▶ [Given exercise]: Reproduce, exactly and in full, the lines from the one with "Reproduce this chart" through the one with "182, 188, 194]" in the data below; drop pictures.

▶ [Entries supplied]:
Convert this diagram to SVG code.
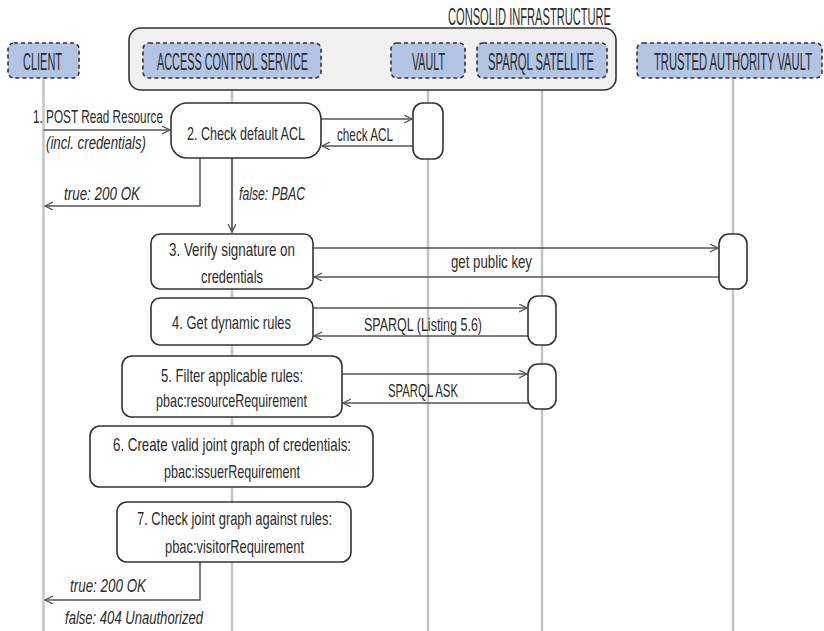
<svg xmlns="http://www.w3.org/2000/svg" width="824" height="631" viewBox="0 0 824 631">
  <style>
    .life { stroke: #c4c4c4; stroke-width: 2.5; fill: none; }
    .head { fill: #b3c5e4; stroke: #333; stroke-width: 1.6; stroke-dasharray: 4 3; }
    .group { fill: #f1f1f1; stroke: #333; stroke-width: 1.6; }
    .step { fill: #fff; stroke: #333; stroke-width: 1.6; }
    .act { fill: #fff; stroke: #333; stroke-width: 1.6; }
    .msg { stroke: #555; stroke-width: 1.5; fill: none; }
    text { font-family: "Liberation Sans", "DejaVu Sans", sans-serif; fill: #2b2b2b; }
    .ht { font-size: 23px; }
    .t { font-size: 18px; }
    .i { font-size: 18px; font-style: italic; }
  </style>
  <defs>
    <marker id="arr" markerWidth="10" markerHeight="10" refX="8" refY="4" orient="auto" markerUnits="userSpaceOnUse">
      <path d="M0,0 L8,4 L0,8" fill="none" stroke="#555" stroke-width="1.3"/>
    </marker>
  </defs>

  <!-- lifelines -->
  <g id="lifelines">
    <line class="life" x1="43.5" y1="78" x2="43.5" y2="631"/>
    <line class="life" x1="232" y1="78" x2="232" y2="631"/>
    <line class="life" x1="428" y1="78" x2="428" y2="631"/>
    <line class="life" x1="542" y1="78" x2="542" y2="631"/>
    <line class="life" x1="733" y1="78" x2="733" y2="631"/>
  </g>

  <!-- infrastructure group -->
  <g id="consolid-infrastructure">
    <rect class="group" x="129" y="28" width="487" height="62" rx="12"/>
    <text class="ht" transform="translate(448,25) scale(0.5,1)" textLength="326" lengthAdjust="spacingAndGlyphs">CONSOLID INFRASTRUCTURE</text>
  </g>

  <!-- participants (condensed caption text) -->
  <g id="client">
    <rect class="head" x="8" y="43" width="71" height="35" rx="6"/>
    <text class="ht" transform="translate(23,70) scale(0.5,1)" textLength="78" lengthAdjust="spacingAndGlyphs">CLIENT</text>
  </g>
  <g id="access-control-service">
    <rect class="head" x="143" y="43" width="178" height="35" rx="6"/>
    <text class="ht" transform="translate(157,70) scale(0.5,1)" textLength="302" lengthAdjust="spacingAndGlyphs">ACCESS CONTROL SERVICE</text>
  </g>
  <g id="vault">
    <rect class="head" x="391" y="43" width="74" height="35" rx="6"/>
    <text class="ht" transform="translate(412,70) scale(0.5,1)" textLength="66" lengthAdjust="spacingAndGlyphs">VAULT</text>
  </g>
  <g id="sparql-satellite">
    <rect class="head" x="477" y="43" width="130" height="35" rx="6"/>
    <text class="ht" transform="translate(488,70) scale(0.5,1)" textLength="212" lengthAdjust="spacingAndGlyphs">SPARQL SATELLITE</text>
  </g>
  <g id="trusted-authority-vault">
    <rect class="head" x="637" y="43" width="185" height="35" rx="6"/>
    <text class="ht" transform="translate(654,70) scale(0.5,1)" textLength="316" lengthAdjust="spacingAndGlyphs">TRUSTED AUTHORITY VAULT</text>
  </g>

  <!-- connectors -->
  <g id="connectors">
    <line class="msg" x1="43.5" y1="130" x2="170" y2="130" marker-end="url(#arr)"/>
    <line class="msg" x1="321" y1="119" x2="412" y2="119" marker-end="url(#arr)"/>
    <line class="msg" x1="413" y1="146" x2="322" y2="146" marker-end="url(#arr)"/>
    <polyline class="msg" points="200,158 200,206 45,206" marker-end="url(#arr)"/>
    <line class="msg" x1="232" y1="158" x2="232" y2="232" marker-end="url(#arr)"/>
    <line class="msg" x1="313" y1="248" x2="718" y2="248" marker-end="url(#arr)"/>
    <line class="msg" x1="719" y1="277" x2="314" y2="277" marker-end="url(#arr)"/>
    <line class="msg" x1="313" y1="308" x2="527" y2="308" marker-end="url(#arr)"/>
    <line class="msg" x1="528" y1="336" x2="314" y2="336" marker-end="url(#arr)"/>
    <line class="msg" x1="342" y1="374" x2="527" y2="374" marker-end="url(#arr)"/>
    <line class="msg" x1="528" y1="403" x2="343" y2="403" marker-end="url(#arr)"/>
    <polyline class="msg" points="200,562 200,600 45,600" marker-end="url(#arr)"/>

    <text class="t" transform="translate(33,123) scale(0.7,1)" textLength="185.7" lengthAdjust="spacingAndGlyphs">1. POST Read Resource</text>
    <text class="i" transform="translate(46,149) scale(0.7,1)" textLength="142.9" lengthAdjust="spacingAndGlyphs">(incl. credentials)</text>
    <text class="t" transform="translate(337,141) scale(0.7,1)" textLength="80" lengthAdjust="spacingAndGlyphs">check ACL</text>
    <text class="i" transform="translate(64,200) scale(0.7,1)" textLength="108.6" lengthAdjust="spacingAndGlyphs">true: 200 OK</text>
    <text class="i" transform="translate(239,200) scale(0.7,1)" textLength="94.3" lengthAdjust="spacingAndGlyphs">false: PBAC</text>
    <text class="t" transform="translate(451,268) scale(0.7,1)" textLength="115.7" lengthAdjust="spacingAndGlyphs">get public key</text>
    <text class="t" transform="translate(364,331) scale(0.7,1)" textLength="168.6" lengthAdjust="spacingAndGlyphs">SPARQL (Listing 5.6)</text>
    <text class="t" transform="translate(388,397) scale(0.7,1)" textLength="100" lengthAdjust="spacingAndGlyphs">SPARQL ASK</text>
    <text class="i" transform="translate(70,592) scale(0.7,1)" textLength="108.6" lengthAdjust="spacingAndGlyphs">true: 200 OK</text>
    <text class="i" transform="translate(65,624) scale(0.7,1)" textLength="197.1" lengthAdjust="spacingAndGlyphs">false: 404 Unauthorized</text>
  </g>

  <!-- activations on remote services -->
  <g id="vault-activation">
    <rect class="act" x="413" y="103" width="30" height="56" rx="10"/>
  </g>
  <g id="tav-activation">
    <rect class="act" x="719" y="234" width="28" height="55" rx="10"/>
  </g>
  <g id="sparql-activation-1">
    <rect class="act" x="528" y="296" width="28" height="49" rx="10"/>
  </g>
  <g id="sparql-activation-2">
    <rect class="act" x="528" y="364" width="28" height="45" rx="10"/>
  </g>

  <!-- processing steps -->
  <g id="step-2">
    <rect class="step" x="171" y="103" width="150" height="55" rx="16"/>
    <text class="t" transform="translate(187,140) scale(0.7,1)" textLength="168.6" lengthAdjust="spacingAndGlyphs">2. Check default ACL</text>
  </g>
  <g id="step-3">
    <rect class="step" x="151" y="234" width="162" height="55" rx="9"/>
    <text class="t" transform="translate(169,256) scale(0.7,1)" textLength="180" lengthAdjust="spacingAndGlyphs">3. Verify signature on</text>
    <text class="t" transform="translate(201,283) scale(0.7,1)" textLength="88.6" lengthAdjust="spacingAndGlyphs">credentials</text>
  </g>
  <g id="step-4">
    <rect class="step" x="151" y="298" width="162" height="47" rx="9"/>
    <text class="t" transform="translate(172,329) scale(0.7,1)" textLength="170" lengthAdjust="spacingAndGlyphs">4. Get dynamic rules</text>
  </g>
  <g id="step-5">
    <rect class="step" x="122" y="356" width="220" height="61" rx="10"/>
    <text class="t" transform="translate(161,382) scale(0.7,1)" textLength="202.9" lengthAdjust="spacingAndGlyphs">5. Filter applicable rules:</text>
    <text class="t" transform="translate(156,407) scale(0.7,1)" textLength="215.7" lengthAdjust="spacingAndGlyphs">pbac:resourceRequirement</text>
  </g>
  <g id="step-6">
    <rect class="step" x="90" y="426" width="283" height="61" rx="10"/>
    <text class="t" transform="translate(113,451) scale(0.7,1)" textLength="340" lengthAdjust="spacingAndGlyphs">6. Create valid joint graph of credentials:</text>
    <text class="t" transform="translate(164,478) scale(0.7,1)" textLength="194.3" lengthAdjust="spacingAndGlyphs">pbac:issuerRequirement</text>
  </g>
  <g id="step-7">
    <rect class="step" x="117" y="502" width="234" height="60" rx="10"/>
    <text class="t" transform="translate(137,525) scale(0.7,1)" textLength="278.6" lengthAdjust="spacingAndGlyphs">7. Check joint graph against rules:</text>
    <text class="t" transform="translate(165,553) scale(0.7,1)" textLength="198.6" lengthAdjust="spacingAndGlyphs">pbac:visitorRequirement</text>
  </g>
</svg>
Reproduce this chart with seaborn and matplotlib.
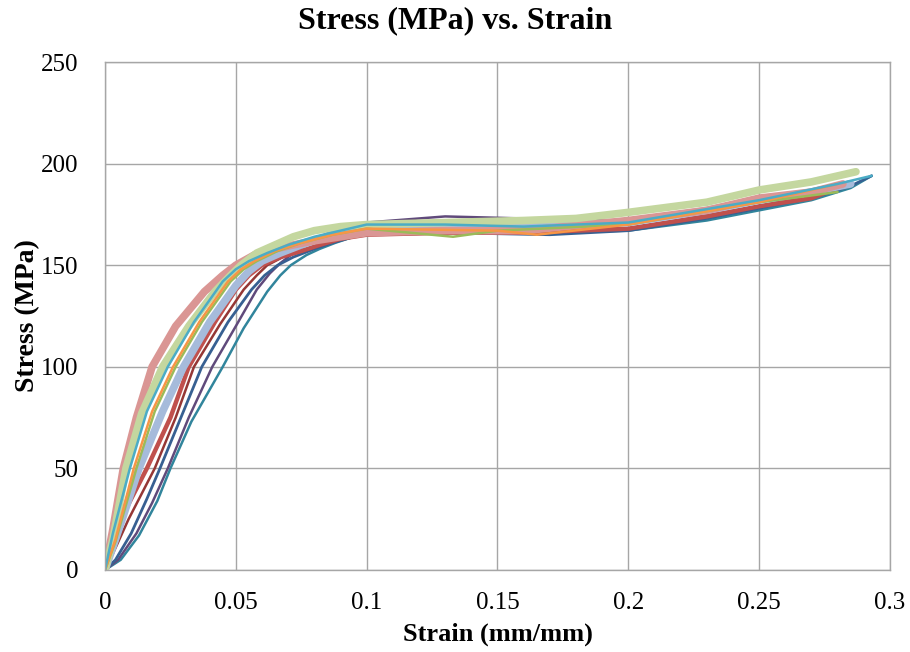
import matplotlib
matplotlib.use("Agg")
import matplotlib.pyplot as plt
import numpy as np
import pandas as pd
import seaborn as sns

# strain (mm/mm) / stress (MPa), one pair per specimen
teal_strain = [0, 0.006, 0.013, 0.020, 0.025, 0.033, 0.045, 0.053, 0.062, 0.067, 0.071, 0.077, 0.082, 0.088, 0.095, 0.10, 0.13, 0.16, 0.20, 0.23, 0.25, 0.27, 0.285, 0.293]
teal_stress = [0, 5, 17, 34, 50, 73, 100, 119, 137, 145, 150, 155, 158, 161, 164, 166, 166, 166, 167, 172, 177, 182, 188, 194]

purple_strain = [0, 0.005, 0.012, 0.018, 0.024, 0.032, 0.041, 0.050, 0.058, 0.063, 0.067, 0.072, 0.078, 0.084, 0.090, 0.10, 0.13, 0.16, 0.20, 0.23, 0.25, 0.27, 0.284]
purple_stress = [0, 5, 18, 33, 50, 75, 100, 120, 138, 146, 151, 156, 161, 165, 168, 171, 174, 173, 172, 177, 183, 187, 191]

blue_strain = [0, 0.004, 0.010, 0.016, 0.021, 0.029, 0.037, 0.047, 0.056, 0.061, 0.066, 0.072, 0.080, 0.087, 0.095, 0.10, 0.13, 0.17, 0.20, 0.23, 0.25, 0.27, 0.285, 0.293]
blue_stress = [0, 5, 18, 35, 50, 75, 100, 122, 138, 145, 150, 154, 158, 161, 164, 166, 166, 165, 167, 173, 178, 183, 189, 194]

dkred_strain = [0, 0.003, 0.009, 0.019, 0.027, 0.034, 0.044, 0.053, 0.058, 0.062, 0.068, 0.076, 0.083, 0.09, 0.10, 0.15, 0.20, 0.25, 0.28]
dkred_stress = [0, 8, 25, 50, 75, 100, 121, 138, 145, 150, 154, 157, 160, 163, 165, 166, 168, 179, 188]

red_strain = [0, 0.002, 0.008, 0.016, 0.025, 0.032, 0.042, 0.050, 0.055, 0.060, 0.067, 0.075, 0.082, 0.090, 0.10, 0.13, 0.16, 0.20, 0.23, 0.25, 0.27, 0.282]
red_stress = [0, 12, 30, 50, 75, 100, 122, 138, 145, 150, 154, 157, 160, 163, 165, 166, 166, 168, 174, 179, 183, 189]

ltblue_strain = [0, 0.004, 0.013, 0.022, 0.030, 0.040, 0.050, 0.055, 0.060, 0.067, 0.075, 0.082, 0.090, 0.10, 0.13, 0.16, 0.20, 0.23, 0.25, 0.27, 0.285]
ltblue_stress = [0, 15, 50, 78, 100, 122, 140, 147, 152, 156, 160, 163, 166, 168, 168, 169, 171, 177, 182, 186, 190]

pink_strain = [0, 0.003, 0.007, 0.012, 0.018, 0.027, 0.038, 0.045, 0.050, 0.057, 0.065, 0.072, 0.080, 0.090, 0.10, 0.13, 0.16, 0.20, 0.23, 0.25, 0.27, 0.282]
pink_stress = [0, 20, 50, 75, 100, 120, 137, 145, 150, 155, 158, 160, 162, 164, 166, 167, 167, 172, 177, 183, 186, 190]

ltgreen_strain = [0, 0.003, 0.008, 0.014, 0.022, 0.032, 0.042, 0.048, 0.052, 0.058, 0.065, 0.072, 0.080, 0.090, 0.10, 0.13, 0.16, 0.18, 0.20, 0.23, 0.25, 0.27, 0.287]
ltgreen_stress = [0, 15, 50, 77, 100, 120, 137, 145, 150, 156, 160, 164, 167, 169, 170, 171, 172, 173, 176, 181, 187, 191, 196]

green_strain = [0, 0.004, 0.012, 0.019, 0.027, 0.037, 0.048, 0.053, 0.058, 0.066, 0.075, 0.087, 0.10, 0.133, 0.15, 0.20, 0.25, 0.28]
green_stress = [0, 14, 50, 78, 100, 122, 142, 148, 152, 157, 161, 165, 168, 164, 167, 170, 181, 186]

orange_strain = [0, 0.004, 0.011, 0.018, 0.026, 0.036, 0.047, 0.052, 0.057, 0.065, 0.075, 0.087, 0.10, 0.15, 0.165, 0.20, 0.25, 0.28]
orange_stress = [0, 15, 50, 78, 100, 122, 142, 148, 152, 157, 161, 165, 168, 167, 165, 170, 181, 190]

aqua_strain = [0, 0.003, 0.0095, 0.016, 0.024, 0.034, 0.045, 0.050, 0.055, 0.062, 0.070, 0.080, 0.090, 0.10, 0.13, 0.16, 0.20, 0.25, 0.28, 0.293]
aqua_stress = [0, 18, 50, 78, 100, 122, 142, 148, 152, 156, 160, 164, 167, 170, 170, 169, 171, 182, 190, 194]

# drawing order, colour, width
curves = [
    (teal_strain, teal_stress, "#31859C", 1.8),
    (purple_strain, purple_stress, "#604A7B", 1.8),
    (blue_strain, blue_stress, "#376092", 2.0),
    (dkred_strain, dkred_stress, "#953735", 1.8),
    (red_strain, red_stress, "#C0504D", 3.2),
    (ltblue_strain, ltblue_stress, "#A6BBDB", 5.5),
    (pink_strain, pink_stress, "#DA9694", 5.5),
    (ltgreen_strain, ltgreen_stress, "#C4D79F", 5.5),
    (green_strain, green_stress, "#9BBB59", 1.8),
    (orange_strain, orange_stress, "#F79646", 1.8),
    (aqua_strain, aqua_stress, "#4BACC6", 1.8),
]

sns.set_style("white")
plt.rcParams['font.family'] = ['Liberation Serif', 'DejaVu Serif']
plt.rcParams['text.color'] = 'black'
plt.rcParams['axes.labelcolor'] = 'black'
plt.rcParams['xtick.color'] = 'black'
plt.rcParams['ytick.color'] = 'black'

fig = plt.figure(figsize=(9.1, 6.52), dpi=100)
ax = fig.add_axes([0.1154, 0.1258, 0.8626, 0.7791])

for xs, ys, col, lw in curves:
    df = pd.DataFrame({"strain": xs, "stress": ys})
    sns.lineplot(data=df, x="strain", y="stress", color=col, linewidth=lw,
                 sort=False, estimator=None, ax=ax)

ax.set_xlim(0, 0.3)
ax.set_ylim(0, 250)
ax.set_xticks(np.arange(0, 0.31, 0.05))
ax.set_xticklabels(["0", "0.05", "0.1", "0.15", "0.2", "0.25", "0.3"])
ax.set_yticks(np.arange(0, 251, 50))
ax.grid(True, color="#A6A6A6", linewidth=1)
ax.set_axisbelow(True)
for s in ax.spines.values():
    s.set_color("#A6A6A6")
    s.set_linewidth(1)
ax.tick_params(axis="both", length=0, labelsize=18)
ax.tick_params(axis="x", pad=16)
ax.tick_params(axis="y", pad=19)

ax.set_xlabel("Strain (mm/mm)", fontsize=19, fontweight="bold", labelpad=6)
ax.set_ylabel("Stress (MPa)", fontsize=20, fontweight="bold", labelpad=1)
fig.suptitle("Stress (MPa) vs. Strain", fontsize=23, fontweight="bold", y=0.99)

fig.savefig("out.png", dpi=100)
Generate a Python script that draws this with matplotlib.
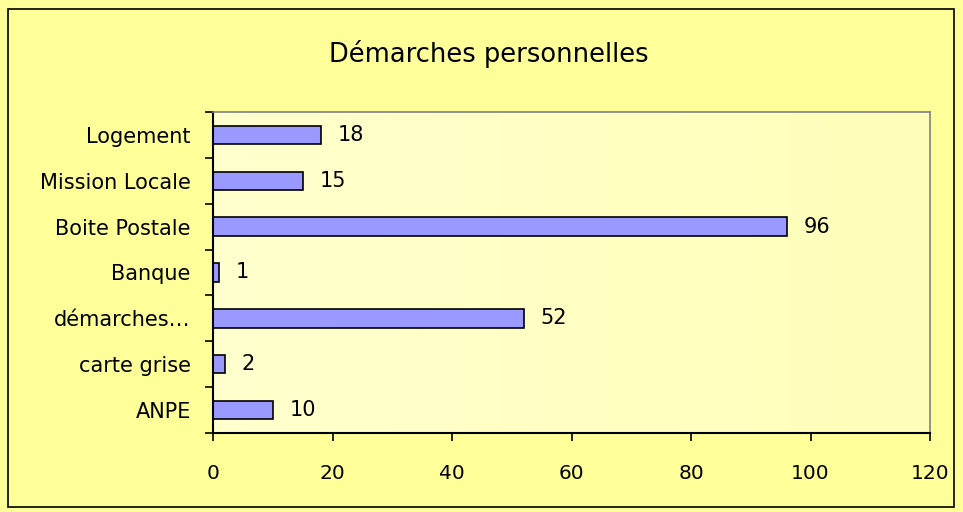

▶ [Response to this task]:
Reproduce this chart with seaborn and matplotlib.
import matplotlib
matplotlib.use("Agg")
import matplotlib.pyplot as plt
import numpy as np
import pandas as pd
import seaborn as sns

# strain (mm/mm) / stress (MPa), one pair per specimen
teal_strain = [0, 0.006, 0.013, 0.020, 0.025, 0.033, 0.045, 0.053, 0.062, 0.067, 0.071, 0.077, 0.082, 0.088, 0.095, 0.10, 0.13, 0.16, 0.20, 0.23, 0.25, 0.27, 0.285, 0.293]
teal_stress = [0, 5, 17, 34, 50, 73, 100, 119, 137, 145, 150, 155, 158, 161, 164, 166, 166, 166, 167, 172, 177, 182, 188, 194]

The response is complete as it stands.